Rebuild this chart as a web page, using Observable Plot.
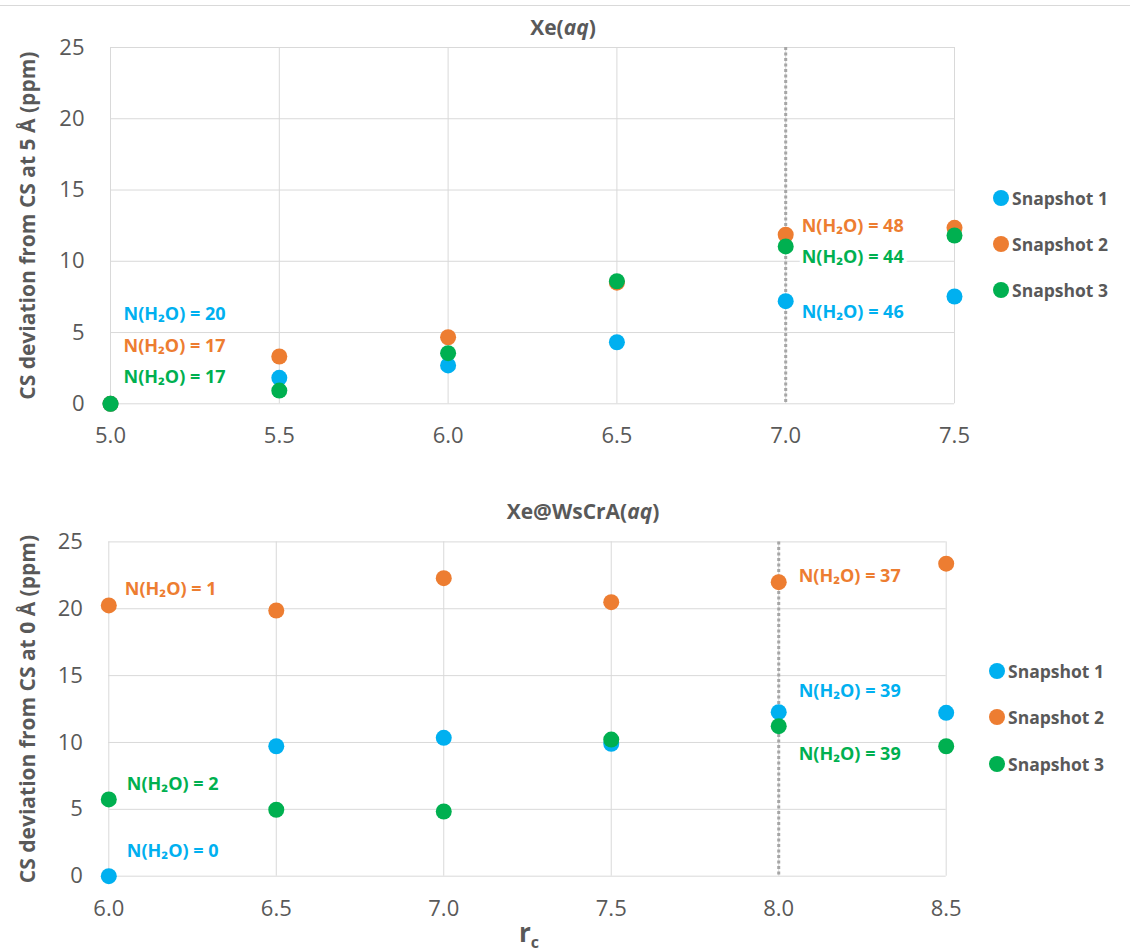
<!DOCTYPE html>
<html>
<head>
<meta charset="utf-8">
<script src="https://cdn.jsdelivr.net/npm/d3@7"></script>
<script src="https://cdn.jsdelivr.net/npm/@observablehq/plot@0.6"></script>
<style>
  html, body { margin: 0; padding: 0; background: #fff; }
  body { width: 1130px; height: 951px; position: relative; overflow: hidden; font-family: "Open Sans", sans-serif; }
  .abs { position: absolute; }
  .title { font-weight: bold; font-size: 21px; color: #595959; white-space: nowrap; transform: translate(-50%, -50%); }
  .legend-item { position: absolute; display: flex; align-items: center; font-weight: bold; font-size: 17.5px; color: #595959; white-space: nowrap; transform: translateY(-50%); }
  .legend-item .dot { display: inline-block; width: 16px; height: 16px; border-radius: 50%; margin-right: 3px; margin-left: -8px; }
  .topline { position: absolute; left: 0; top: 5px; width: 1130px; height: 0; border-top: 1px solid #d9d9d9; }
</style>
</head>
<body>
<div id="top" class="abs" style="left:0;top:0"></div>
<div id="bot" class="abs" style="left:0;top:500px"></div>
<div class="topline"></div>
<div class="abs title" style="left:563px;top:27px">Xe(<i>aq</i>)</div>
<div class="abs title" style="left:583px;top:511px">Xe@WsCrA(<i>aq</i>)</div>
<div class="abs" style="left:519px;top:919px;font-weight:bold;font-size:26px;color:#595959;line-height:1">r<sub style="font-size:16px">c</sub></div>
<div id="legends"></div>
<script>
// ---------- data ----------
const series = ["Snapshot 1", "Snapshot 2", "Snapshot 3"];
const seriesColors = ["#00B0F0", "#ED7D31", "#00B050"];

// Top panel: Xe(aq)
const rcTop = [5.0, 5.5, 6.0, 6.5, 7.0, 7.5];
const topSnap1 = [0, 1.82, 2.69, 4.32, 7.20, 7.53];
const topSnap2 = [0, 3.32, 4.67, 8.50, 11.86, 12.35];
const topSnap3 = [0, 0.93, 3.55, 8.60, 11.04, 11.81];
const topCutoff = 7.0;

// Bottom panel: Xe@WsCrA(aq)
const rcBot = [6.0, 6.5, 7.0, 7.5, 8.0, 8.5];
const botSnap1 = [0, 9.72, 10.35, 9.90, 12.27, 12.22];
const botSnap2 = [20.25, 19.87, 22.29, 20.49, 21.99, 23.37];
const botSnap3 = [5.74, 4.97, 4.84, 10.22, 11.22, 9.72];
const botCutoff = 8.0;

const yTicks = [0, 5, 10, 15, 20, 25];
const topXTicks = [5.0, 5.5, 6.0, 6.5, 7.0, 7.5];
const botXTicks = [6.0, 6.5, 7.0, 7.5, 8.0, 8.5];

// water counts annotated
const topWaterSeries = ["Snapshot 1", "Snapshot 2", "Snapshot 3", "Snapshot 2", "Snapshot 3", "Snapshot 1"];
const topWaterRc = [5.0, 5.0, 5.0, 7.0, 7.0, 7.0];
const topWaterN = [20, 17, 17, 48, 44, 46];
const botWaterSeries = ["Snapshot 2", "Snapshot 3", "Snapshot 1", "Snapshot 2", "Snapshot 1", "Snapshot 3"];
const botWaterRc = [6.0, 6.0, 6.0, 8.0, 8.0, 8.0];
const botWaterN = [1, 2, 0, 37, 39, 39];

// ---------- build ----------
function table(rc, s1, s2, s3) {
  const rows = [];
  [s1, s2, s3].forEach((vals, i) => rc.forEach((x, j) => rows.push({rc: x, v: vals[j], s: series[i]})));
  return rows;
}
function waterRows(ser, rc, n, data) {
  return ser.map((s, i) => {
    const p = data.find(d => d.s === s && d.rc === rc[i]);
    return {rc: p.rc, v: p.v, s, text: `N(H\u2082O) = ${n[i]}`};
  });
}
const font = "Open Sans, sans-serif";
const grey = "#595959";

function panel({data, water, offsets, xTicks, cutoff, yLabel, ml, mr, mt, mb, height}) {
  return Plot.plot({
    width: 1130, height,
    marginLeft: ml, marginRight: mr, marginTop: mt, marginBottom: mb,
    x: {domain: [xTicks[0], xTicks[xTicks.length - 1]]},
    y: {domain: [0, 25]},
    color: {domain: series, range: seriesColors},
    style: {fontFamily: font, color: grey, background: "transparent", overflow: "visible"},
    marks: [
      Plot.gridY(yTicks, {stroke: "#d9d9d9", strokeOpacity: 1, strokeWidth: 1}),
      Plot.gridX(xTicks, {stroke: "#d9d9d9", strokeOpacity: 1, strokeWidth: 1}),
      Plot.ruleX([cutoff], {stroke: "#a6a6a6", strokeWidth: 3, strokeDasharray: "3,2.5"}),
      Plot.axisY(yTicks, {tickSize: 0, tickPadding: 26, fontSize: 22, fill: grey, label: null, tickFormat: d3.format("d")}),
      Plot.axisX(xTicks, {tickSize: 0, tickPadding: 24, fontSize: 22, fill: grey, label: null, tickFormat: d3.format(".1f")}),
      Plot.dot(data, {x: "rc", y: "v", fill: "s", r: 8, stroke: null}),
      ...water.map((w, i) => Plot.text([w], {
        x: "rc", y: "v", text: "text", fill: seriesColors[series.indexOf(w.s)],
        textAnchor: "start", dx: offsets[i][0], dy: offsets[i][1],
        fontSize: 18, fontWeight: "bold", stroke: "white", strokeWidth: 7, paintOrder: "stroke"
      })),
      Plot.text([yLabel], {frameAnchor: "left", textAnchor: "middle", text: d => d, rotate: -90, dx: -ml + 28, fontSize: 21, fontWeight: "bold", fill: grey})
    ]
  });
}

const topData = table(rcTop, topSnap1, topSnap2, topSnap3);
const botData = table(rcBot, botSnap1, botSnap2, botSnap3);
const topWater = waterRows(topWaterSeries, topWaterRc, topWaterN, topData);
const botWater = waterRows(botWaterSeries, botWaterRc, botWaterN, botData);

document.getElementById("top").append(panel({
  data: topData, water: topWater,
  offsets: [[13, -90], [13, -58], [13, -27], [16, -9], [16, 11], [16, 11]],
  xTicks: topXTicks, cutoff: topCutoff,
  yLabel: "CS deviation from CS at 5 Å (ppm)",
  ml: 110, mr: 176, mt: 47, mb: 56.7, height: 460
}));
document.getElementById("bot").append(panel({
  data: botData, water: botWater,
  offsets: [[16, -16], [18, -15], [18, -25], [20, -6], [20, -21], [20, 28]],
  xTicks: botXTicks, cutoff: botCutoff,
  yLabel: "CS deviation from CS at 0 Å (ppm)",
  ml: 108.3, mr: 184.3, mt: 41.4, mb: 75.3, height: 451
}));

// legends (HTML)
const legendSpecs = [{left: 1001, tops: [198, 244, 290]}, {left: 997, tops: [671, 717, 764]}];
const legRoot = document.getElementById("legends");
legendSpecs.forEach(spec => {
  series.forEach((s, i) => {
    const item = document.createElement("div");
    item.className = "legend-item";
    item.style.left = spec.left + "px";
    item.style.top = spec.tops[i] + "px";
    const dot = document.createElement("span");
    dot.className = "dot";
    dot.style.background = seriesColors[i];
    item.append(dot, document.createTextNode(s));
    legRoot.append(item);
  });
});
</script>
</body>
</html>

_WHAT YOU ARE ASKED TO DO:_ Leave out any pictures and return exactly the lines from the beginning of the data through the line with "const topCutoff = 7.0;", inclusive.

_OUTPUT OF THE TASK:_
Rebuild this chart as a web page, using Observable Plot.
<!DOCTYPE html>
<html>
<head>
<meta charset="utf-8">
<script src="https://cdn.jsdelivr.net/npm/d3@7"></script>
<script src="https://cdn.jsdelivr.net/npm/@observablehq/plot@0.6"></script>
<style>
  html, body { margin: 0; padding: 0; background: #fff; }
  body { width: 1130px; height: 951px; position: relative; overflow: hidden; font-family: "Open Sans", sans-serif; }
  .abs { position: absolute; }
  .title { font-weight: bold; font-size: 21px; color: #595959; white-space: nowrap; transform: translate(-50%, -50%); }
  .legend-item { position: absolute; display: flex; align-items: center; font-weight: bold; font-size: 17.5px; color: #595959; white-space: nowrap; transform: translateY(-50%); }
  .legend-item .dot { display: inline-block; width: 16px; height: 16px; border-radius: 50%; margin-right: 3px; margin-left: -8px; }
  .topline { position: absolute; left: 0; top: 5px; width: 1130px; height: 0; border-top: 1px solid #d9d9d9; }
</style>
</head>
<body>
<div id="top" class="abs" style="left:0;top:0"></div>
<div id="bot" class="abs" style="left:0;top:500px"></div>
<div class="topline"></div>
<div class="abs title" style="left:563px;top:27px">Xe(<i>aq</i>)</div>
<div class="abs title" style="left:583px;top:511px">Xe@WsCrA(<i>aq</i>)</div>
<div class="abs" style="left:519px;top:919px;font-weight:bold;font-size:26px;color:#595959;line-height:1">r<sub style="font-size:16px">c</sub></div>
<div id="legends"></div>
<script>
// ---------- data ----------
const series = ["Snapshot 1", "Snapshot 2", "Snapshot 3"];
const seriesColors = ["#00B0F0", "#ED7D31", "#00B050"];

// Top panel: Xe(aq)
const rcTop = [5.0, 5.5, 6.0, 6.5, 7.0, 7.5];
const topSnap1 = [0, 1.82, 2.69, 4.32, 7.20, 7.53];
const topSnap2 = [0, 3.32, 4.67, 8.50, 11.86, 12.35];
const topSnap3 = [0, 0.93, 3.55, 8.60, 11.04, 11.81];
const topCutoff = 7.0;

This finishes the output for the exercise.